◆ **WORK REQUIRED**:
Spot every line with the word "this" and return it.

◆ **STORED DATA**:
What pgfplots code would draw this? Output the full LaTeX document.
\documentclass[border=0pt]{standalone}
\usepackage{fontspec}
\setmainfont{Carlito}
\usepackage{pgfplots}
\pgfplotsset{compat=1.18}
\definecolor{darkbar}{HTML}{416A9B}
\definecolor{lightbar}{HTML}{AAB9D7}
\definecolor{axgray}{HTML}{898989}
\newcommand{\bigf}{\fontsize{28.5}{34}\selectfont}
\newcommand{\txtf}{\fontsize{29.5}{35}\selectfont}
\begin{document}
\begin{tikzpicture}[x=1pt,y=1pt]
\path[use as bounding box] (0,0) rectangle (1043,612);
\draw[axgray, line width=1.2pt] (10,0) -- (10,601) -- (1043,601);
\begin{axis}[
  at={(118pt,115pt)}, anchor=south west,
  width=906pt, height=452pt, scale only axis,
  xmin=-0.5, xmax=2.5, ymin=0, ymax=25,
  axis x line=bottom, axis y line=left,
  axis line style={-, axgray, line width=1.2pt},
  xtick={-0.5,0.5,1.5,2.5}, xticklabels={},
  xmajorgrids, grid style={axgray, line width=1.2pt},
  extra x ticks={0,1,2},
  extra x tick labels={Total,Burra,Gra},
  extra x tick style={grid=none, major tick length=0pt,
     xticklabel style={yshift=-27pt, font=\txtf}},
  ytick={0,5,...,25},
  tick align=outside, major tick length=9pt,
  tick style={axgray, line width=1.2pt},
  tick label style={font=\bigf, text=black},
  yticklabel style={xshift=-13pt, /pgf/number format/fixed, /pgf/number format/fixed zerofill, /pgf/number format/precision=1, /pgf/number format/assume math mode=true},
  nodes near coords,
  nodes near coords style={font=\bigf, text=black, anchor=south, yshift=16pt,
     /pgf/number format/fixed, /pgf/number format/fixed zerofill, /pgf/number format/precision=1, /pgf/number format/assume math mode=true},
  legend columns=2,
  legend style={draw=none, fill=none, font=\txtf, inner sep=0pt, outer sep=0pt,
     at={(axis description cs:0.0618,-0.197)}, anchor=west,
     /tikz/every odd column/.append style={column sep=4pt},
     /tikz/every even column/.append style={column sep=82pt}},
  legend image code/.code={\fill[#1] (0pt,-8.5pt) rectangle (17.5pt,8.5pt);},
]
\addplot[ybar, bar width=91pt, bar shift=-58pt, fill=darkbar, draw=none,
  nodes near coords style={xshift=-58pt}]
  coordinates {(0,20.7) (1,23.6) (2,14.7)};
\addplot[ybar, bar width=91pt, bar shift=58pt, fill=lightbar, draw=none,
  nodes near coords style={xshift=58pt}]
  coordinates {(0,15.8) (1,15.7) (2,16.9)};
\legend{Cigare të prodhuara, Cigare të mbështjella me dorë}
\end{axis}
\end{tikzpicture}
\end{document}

==

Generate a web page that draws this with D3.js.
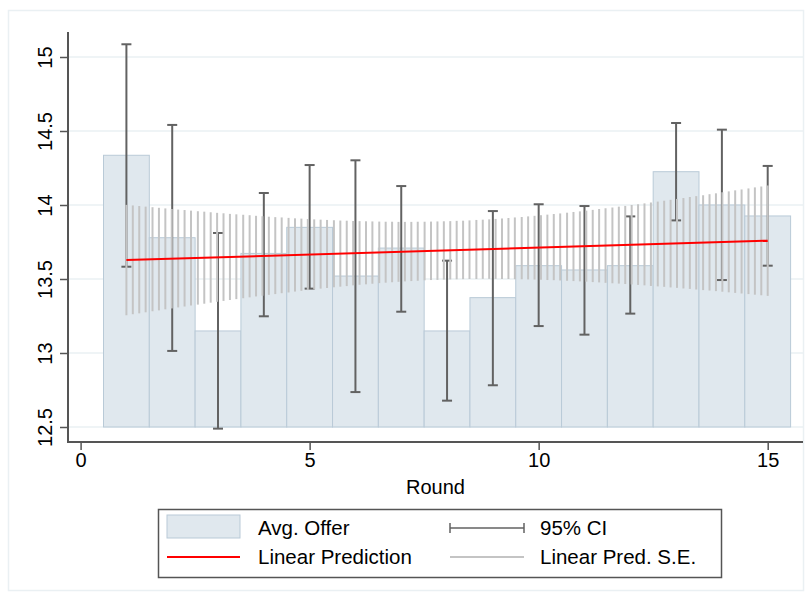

◆ **ANSWER**:
What pgfplots code would draw this? Output the full LaTeX document.
Generate a web page that draws this with D3.js.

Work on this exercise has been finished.